Sunday, October 26, 2014

Pte Benjamin J Cook. 5th Royal Sussex Regiment

In October 1914, Chailey Parish Magazine notes that Benjamin Cook is serving his King and Country.  In October 1915 it notes that he is Private B Cook serving with the 2/5th Royal Sussex Regiment in England.  In February 1917 his rank is reported as corporal and it is this information - Cook, Corporal B, 2/5th Royal Sussex – which is then repeated up to and including the final published roll in July 1919. 

The 2/5th Royal Sussex Regiment was formed at Hastings in November 1914 and underwent a series of mergers and absorbtions but never actually went overseas. 

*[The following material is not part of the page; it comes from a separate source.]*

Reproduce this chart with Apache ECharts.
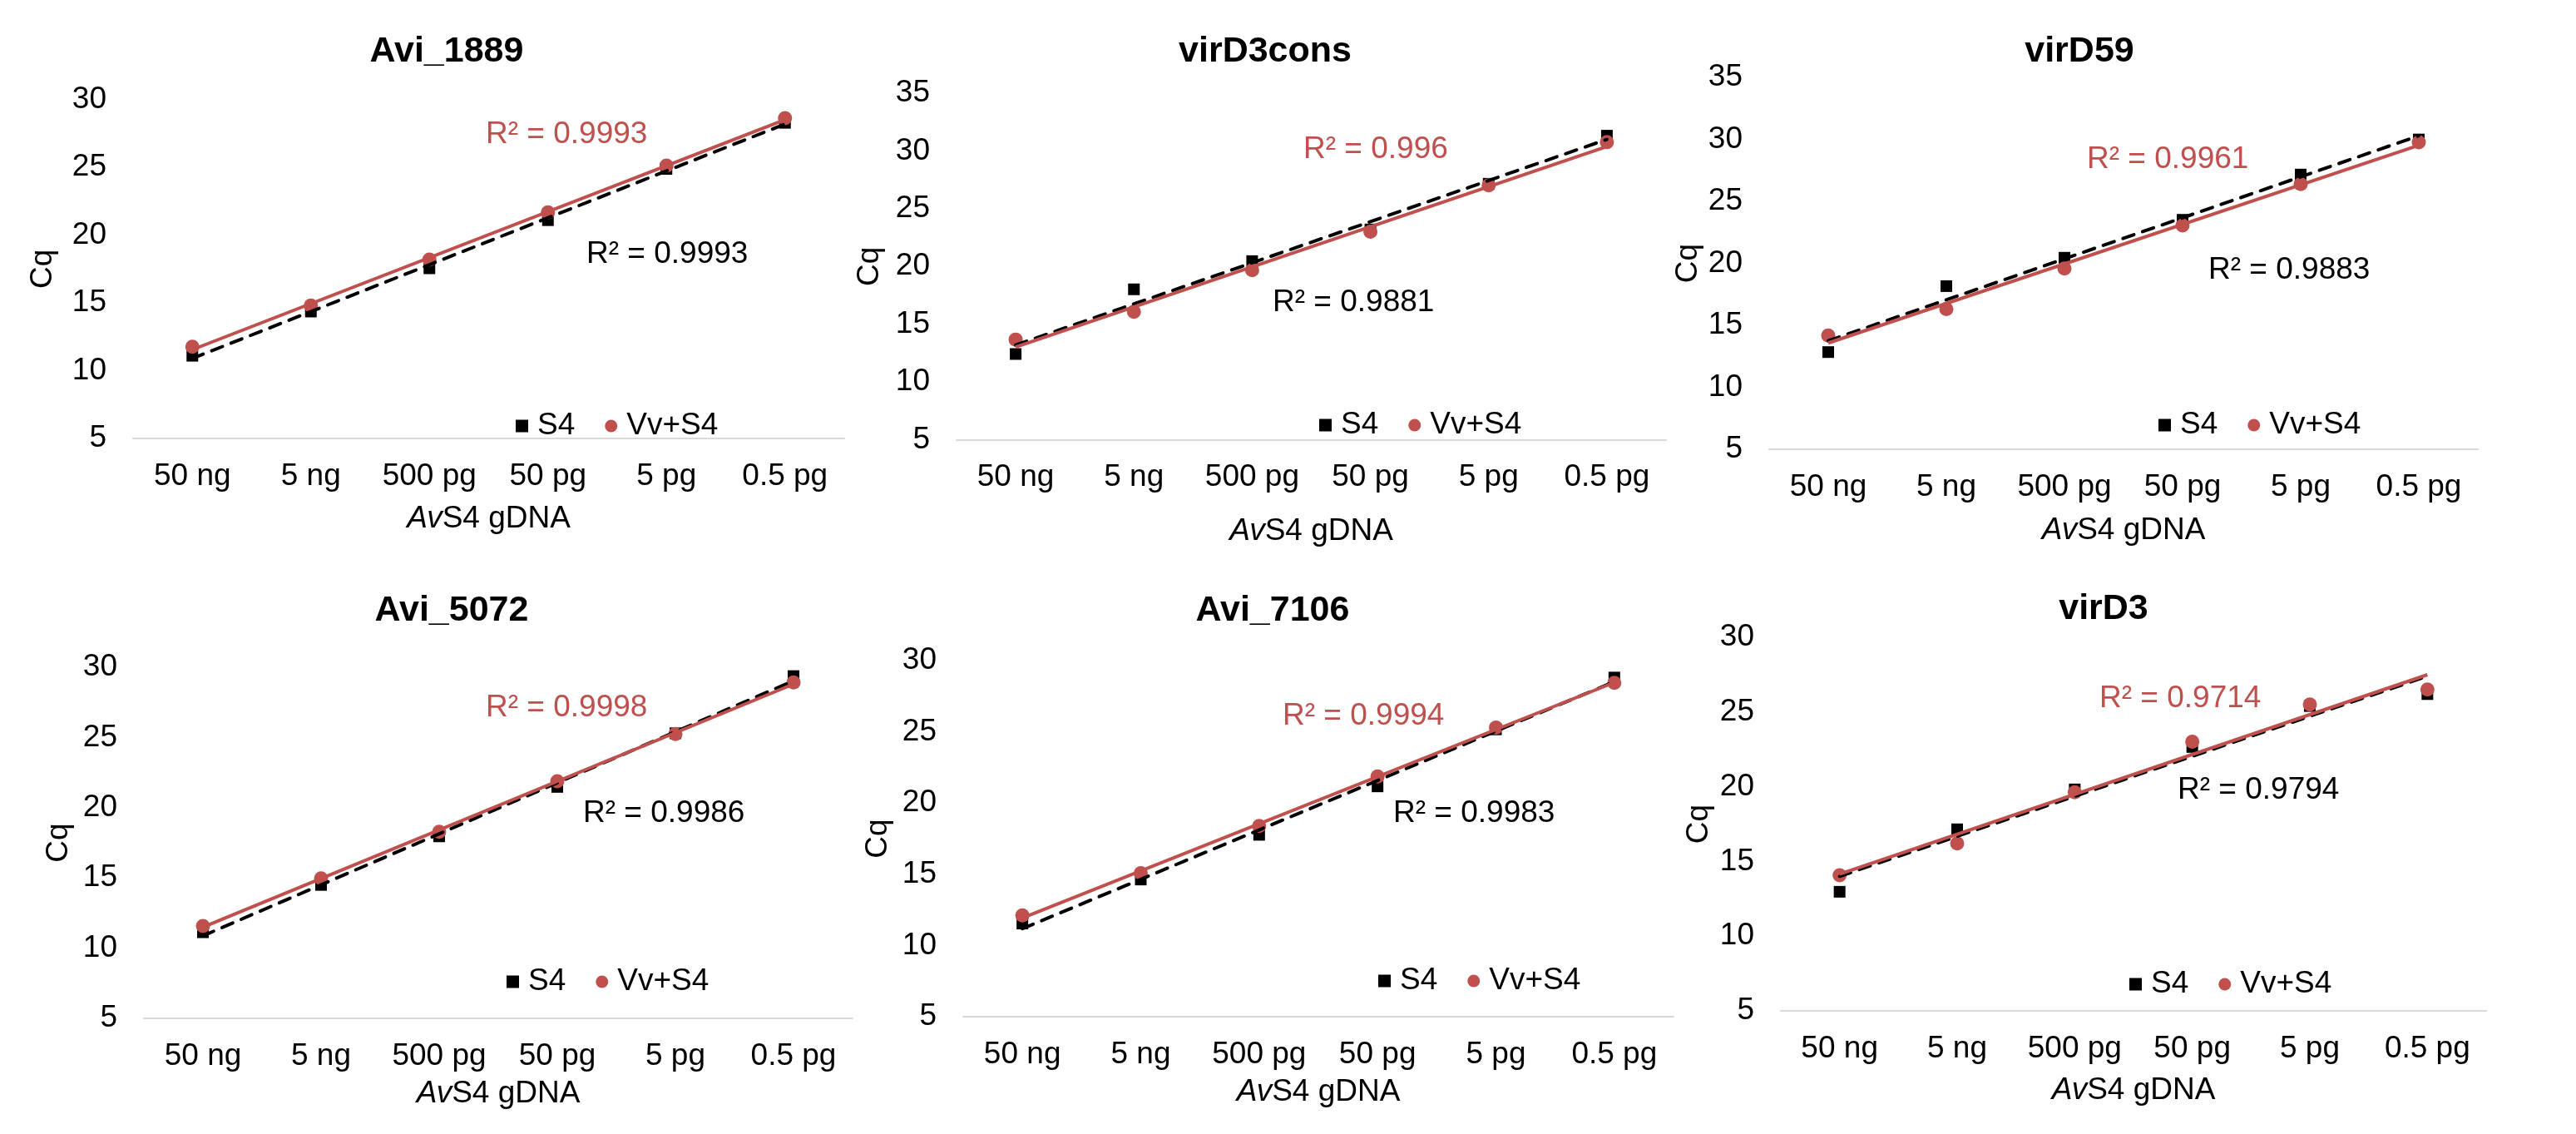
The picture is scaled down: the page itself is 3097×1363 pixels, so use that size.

Benjamin Cook , born in Streatham, London, appears on the 1911 census as a 21 year-old assisting at the home of his parents, Samuel and Sarah Cook at Bedford House, North Common, Chailey. Samuel was a bootmaker and Sarah's employment is listed as "small general stores" so I take it that Benjamin and his 24-year-old sister, Beatrice, were assisting in the general store.
 
I have not identified a medal index card for Benjamin at the National Archives in London and my guess is that he was a serving territorial in the 5th Sussex Regiment when war was declared but was not fit enough for overseas service and was posted to the 2/5th Battalion soon after it was formed. I may be completely wrong in this assumption.

Chailey resident Reg Philpott remembers that Ben Cook married Richard Norman’s daughter and that his sister married Wallace Norman who owned Chailey Brickyard at South Common.